Последняя четверть века в жизни Майкова (он умер 8(20) марта 1897 года) отнюдь не сопровождалась спадом его творческой активности. Утрата поэтом связей с передовой журналистикой, уход от злобы дня в сферу «вечных вопросов» и участившиеся обращения его к религиозной теме — все это не однажды давало критике конца века повод зачислять Майкова по ведомству «чистого искусства». Подобного рода взгляд нельзя назвать состоятельным. Изредка встречающиеся у Майкова противопоставления поэта толпе («Ты на горе — они в долине»), а поэтического горения — «базарной суете» были скорее данью поэтической традиции периода романтизма, чем выражением сущности его природного дарования. В действительности таланту Майкова было не свойственно чувство снобизма и ощущение собственного превосходства над толпой. Трудно вообразить у поэта «чистого искусства» такую потребность в общении с народной массой, какую ощущаем мы в майковских «Летнем дожде», «Сенокосе», «Ночи на жнитве», в его «Неаполитанском альбоме». Трудно себе представить поэта-небожителя, который бы записанное из народных уст «Сказание о Петре Великом» охарактеризовал так, как Майков: «описание бури и потопления свейских лодок — такая живая, сжатая и верная природе картина, что было бы жаль, если б эти красоты народного творчества прошли незаметно в истории нашей поэзии».

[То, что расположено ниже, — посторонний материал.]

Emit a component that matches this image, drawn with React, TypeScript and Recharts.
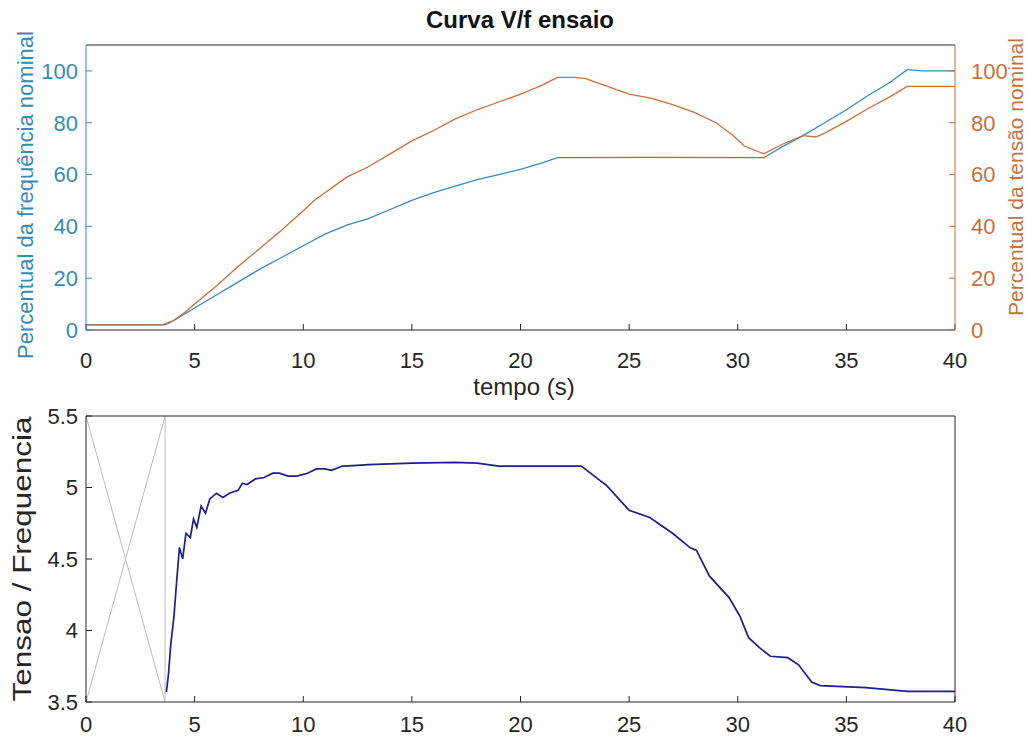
import React from 'react';
import { LineChart, Line, XAxis, YAxis } from 'recharts';

const FONT = '"Liberation Sans", Arial, Helvetica, sans-serif';
const TEAL = '#3A8BB2';
const ORANGE = '#C8703C';
const DARK = '#262626';
const NAVY = '#1E1E8C';
const GREY = '#BDBDBD';

// Top panel: percent of nominal frequency (left axis)
const freqTime = [0, 3.6, 3.8, 4.2, 5, 6, 7, 8, 9, 10, 11, 12, 13, 14, 15, 16, 17, 18, 19, 20, 21, 21.7, 22, 26, 31.2, 32, 33, 34, 35, 36, 37, 37.8, 38.5, 40];
const freqValues = [2, 2, 2.5, 4.5, 8.5, 13.5, 18.5, 23.5, 28, 32.5, 37, 40.5, 43, 46.5, 50, 53, 55.5, 58, 60, 62, 64.5, 66.5, 66.5, 66.6, 66.5, 70.5, 75, 80, 85, 90.5, 95.5, 100.5, 100, 100];

// Top panel: percent of nominal voltage (right axis)
const voltTime = [0, 3.5, 4, 4.5, 5, 6, 7, 8, 9, 10, 10.5, 11, 12, 13, 14, 15, 16, 17, 18, 19, 20, 21, 21.7, 22.5, 23, 24, 25, 26, 27, 28, 29, 29.8, 30.3, 31.2, 32, 33, 33.6, 34, 35, 36, 37, 37.8, 40];
const voltValues = [2, 2, 3.5, 6.5, 10, 17, 24.5, 31.5, 38.5, 46, 50, 53, 59, 63, 68, 73, 77, 81.5, 85, 88, 91, 94.5, 97.5, 97.5, 97, 94, 91, 89.5, 87, 84, 80, 75, 71, 68, 71.5, 75, 74.5, 76, 80.5, 85.5, 90, 94, 94];

// Bottom panel: voltage / frequency ratio
const ratioTime = [3.7, 3.8, 3.9, 4.05, 4.15, 4.3, 4.45, 4.6, 4.8, 4.95, 5.1, 5.3, 5.5, 5.7, 6, 6.3, 6.6, 7, 7.2, 7.4, 7.8, 8.2, 8.6, 8.9, 9.3, 9.7, 10.2, 10.6, 11, 11.3, 11.8, 12.5, 13, 15, 17, 18, 19, 20, 22.8, 23.65, 23.95, 25, 25.95, 27, 27.8, 28.1, 28.7, 29.6, 30.1, 30.5, 31, 31.5, 32.3, 32.8, 33.4, 33.8, 35.9, 37.8, 40];
const ratioValues = [3.57, 3.7, 3.9, 4.1, 4.3, 4.58, 4.5, 4.68, 4.65, 4.78, 4.72, 4.87, 4.82, 4.92, 4.96, 4.93, 4.96, 4.98, 5.03, 5.02, 5.06, 5.07, 5.1, 5.1, 5.08, 5.08, 5.1, 5.13, 5.13, 5.12, 5.15, 5.155, 5.16, 5.17, 5.175, 5.17, 5.15, 5.15, 5.15, 5.05, 5.016, 4.84, 4.79, 4.68, 4.58, 4.56, 4.38, 4.23, 4.1, 3.95, 3.88, 3.82, 3.81, 3.76, 3.64, 3.615, 3.6, 3.575, 3.575];

// Bottom panel: out-of-range artefact (grey)
const artefactTime = [0, 3.64, 3.64, 0];
const artefactValues = [5.5, 3.5, 5.5, 3.5];

const xTicks = [0, 5, 10, 15, 20, 25, 30, 35, 40];
const pctTicks = [0, 20, 40, 60, 80, 100];
const ratioTicks = [3.5, 4, 4.5, 5, 5.5];

const zip = (ts: number[], vs: number[]) => ts.map((t, i) => ({ t, v: vs[i] }));
const freqData = zip(freqTime, freqValues);
const voltData = zip(voltTime, voltValues);
const ratioData = zip(ratioTime, ratioValues);
const artefactData = zip(artefactTime, artefactValues);

const tickFont = (fill: string) => ({ fill, fontSize: 22, fontFamily: FONT });

const rotLabel = (text: string, x: number, y: number, fill: string, size: number, len?: number) => () => (
  <text
    x={x}
    y={y}
    transform={`rotate(-90 ${x} ${y})`}
    textAnchor="middle"
    dominantBaseline="central"
    fill={fill}
    fontSize={size}
    fontFamily={FONT}
    {...(len ? { textLength: len, lengthAdjust: 'spacingAndGlyphs' } : {})}
  >
    {text}
  </text>
);

const tempoLabel = () => (
  <text x={524} y={395} textAnchor="middle" fill={DARK} fontSize={24} fontFamily={FONT}>
    tempo (s)
  </text>
);

export default function App() {
  return (
    <div style={{ position: 'absolute', left: 0, top: 0, width: 1029, height: 740, background: '#fff', fontFamily: FONT }}>
      <div style={{ position: 'absolute', left: 0, top: 6, width: 1040, textAlign: 'center', fontSize: 24, fontWeight: 'bold', color: '#111', fontFamily: FONT }}>
        Curva V/f ensaio
      </div>
      <div style={{ position: 'absolute', left: 0, top: 0 }}>
        <LineChart width={1029} height={400} margin={{ top: 44, right: 0, bottom: 0, left: 0 }}>
          <XAxis
            xAxisId="b"
            dataKey="t"
            type="number"
            domain={[0, 40]}
            ticks={xTicks}
            interval={0}
            height={70}
            tickSize={-6}
            tickMargin={28}
            tick={tickFont(DARK)}
            stroke={DARK}
            label={tempoLabel}
          />
          <XAxis
            xAxisId="top"
            dataKey="t"
            type="number"
            orientation="top"
            domain={[0, 40]}
            ticks={xTicks}
            interval={0}
            height={1}
            tickSize={-6}
            tickFormatter={() => ''}
            stroke={DARK}
          />
          <YAxis
            yAxisId="l"
            type="number"
            domain={[0, 110]}
            ticks={pctTicks}
            interval={0}
            width={86}
            tickSize={-6}
            tickMargin={14}
            tick={tickFont(TEAL)}
            stroke={TEAL}
            label={rotLabel('Percentual da frequência nominal', 25, 195, TEAL, 22)}
          />
          <YAxis
            yAxisId="r"
            type="number"
            orientation="right"
            domain={[0, 110]}
            ticks={pctTicks}
            interval={0}
            width={74}
            tickSize={-6}
            tickMargin={22}
            tick={tickFont(ORANGE)}
            stroke={ORANGE}
            label={rotLabel('Percentual da tensão nominal', 1015, 177, ORANGE, 21)}
          />
          <Line
            xAxisId="b"
            yAxisId="l"
            data={freqData}
            dataKey="v"
            type="linear"
            stroke={TEAL}
            strokeWidth={1.3}
            dot={false}
            isAnimationActive={false}
          />
          <Line
            xAxisId="b"
            yAxisId="r"
            data={voltData}
            dataKey="v"
            type="linear"
            stroke={ORANGE}
            strokeWidth={1.3}
            dot={false}
            isAnimationActive={false}
          />
        </LineChart>
      </div>
      <div style={{ position: 'absolute', left: 0, top: 400 }}>
        <LineChart width={1029} height={340} margin={{ top: 15, right: 0, bottom: 0, left: 0 }}>
          <XAxis
            xAxisId="b"
            dataKey="t"
            type="number"
            domain={[0, 40]}
            ticks={xTicks}
            interval={0}
            height={38}
            tickSize={-6}
            tickMargin={20}
            tick={tickFont(DARK)}
            stroke={DARK}
          />
          <XAxis
            xAxisId="top"
            dataKey="t"
            type="number"
            orientation="top"
            domain={[0, 40]}
            ticks={xTicks}
            interval={0}
            height={1}
            tickSize={-6}
            tickFormatter={() => ''}
            stroke={DARK}
          />
          <YAxis
            yAxisId="l"
            type="number"
            domain={[3.5, 5.5]}
            ticks={ratioTicks}
            interval={0}
            width={86}
            tickSize={-6}
            tickMargin={14}
            tick={tickFont(DARK)}
            stroke={DARK}
            label={rotLabel('Tensao / Frequencia', 22, 159, DARK, 26, 285)}
          />
          <YAxis
            yAxisId="r"
            type="number"
            orientation="right"
            domain={[3.5, 5.5]}
            ticks={ratioTicks}
            interval={0}
            width={74}
            tickSize={-6}
            tickFormatter={() => ''}
            stroke={DARK}
          />
          <Line
            xAxisId="b"
            yAxisId="l"
            data={artefactData}
            dataKey="v"
            type="linear"
            stroke={GREY}
            strokeWidth={1}
            dot={false}
            isAnimationActive={false}
          />
          <Line
            xAxisId="b"
            yAxisId="l"
            data={ratioData}
            dataKey="v"
            type="linear"
            stroke={NAVY}
            strokeWidth={1.7}
            dot={false}
            isAnimationActive={false}
          />
        </LineChart>
      </div>
    </div>
  );
}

Заложенным в даровании Майкова возможностям его как выразителя народной жизни не суждено было, однако, проявиться в полной мере. Духовно возмужавший в окружении Белинского и М. В. Петрашевского, Майков был непоправимо надломлен террором «мрачного семилетия». И тем не менее в никогда не исчезавшей устремленности поэта «туда! туда!» — к снежным вершинам человеческого духа (см. «Ласточки», «Альпийские ледники», «Excelsior», «Из темных долов этих...», «Гроза» и др.) сказывались настроения его юных лет, родственные пафосу лермонтовской поэзии. И как бы ни смущала тень Лермонтова дряхлеющего Майкова своей «байронической» мятежностью, в майковском поэтическом творчестве никогда не исчезали полностью целенаправляющие и стилеобразующие лермонтовские ферменты. Порывы ввысь и боязнь высоты — такова амплитуда идейно-поэтических колебаний зрелого Майкова, составлявших драму его жизни.
Достижения русской поэзии XIX века определяются прежде всего теми ценностями, которые созданы ее корифеями: Пушкиным, Лермонтовым, Кольцовым, Некрасовым. Каждый из них дал художественное выражение коренных потребностей своей эпохи, создал свои традиции, оставил своих последователей.
Майков не возвышается до уровня великих поэтических имен. Он поэт второго ряда, но в этом ряду ему принадлежит одно из наиболее почетных и незаменимых мест. Без художественных «приращений», им созданных, поэтическая культура России была бы значительно беднее.
К моменту выхода Майкова на литературную арену русская поэзия на отдельных направлениях еще не завершила ученического этапа своего развития, еще не успела освоить те ценности мировой культуры, которые были ей необходимы для соревнования «на равных» с европейскими «партнерами». Отсюда ясно, что одна только «культуртрегерская» роль энциклопедической по своему диапазону поэзии Майкова была поистине неоценимой. Блистательные поэтические опыты Майкова в антологическом роде, равно как и его переводы античных классиков, по определению Ф. Ф. Зелинского, образовали своеобразный античный «Гольфстрим», благотворно сказавшийся на дальнейшем развитии всей русской литературы. Зрелый Майков заметно обогатил русскую поэтическую культуру превосходными переводами из Гёте, Шиллера, Гейне, Шенье, Лонгфелло и других иностранных авторов.